The Chief Justice’s verdict

The Chief Justice found that Article 261(7) limited his role to that of ascertaining whether Parliament had met its legislative obligations. This entailed a two-part test: ascertaining whether there is a valid court order concerning parliament’s failure to timeously enact any particular legislation, and ascertaining whether the said order has been complied with.

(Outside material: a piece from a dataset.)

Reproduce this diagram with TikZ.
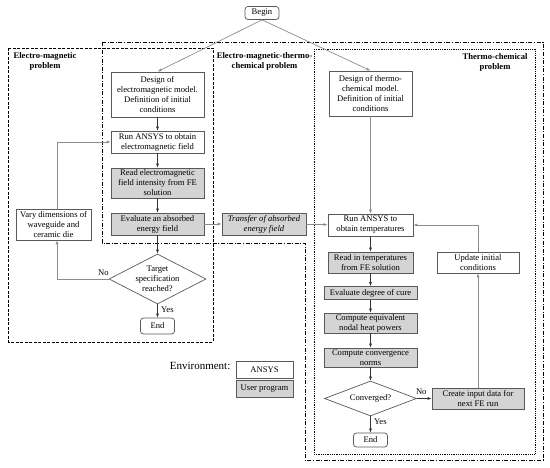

If Parliament was not in compliance with the order, then the law only afforded the Chief Justice one recourse – to advise the President to dissolve Parliament.

He further held that the obligation under Article 261(5) to enact the requisite legislation and court orders from the 2017 Petition were directed to Parliament as an institution, and not to the 11th Parliament as argued by the Speakers.

As to the possibility of a constitutional crisis resulting from dissolution of parliament, it was held that while dissolution of parliament would undoubtedly result in inconveniences and economic hardship, this was the intended result by Kenyan citizens, as they were aware of the consequences of Article 261, and understood the possible cultural resistance to the transformational ideas on gender equality enshrined under the Constitution.

Options available to the president

The remaining part of Article 261(7) further stipulates that the president shall dissolve Parliament upon advise from the Chief Justice. According to Republic v. Council for Legal Education, the word ‘shall’ imports a form of command. Article 261(7) is therefore couched in mandatory terms and must be complied. This means that the President cannot exercise discretion but ought to dissolve Parliament on the Chief Justice’s advice.

There has long been a tussle between the executive and the judiciary, with the former having failed to obey orders by the court. Much of the bad blood between the two institutions stems from the judiciary’s nullification of the 2017 Presidential elections, with the president promising to revisit the judiciary and fix it.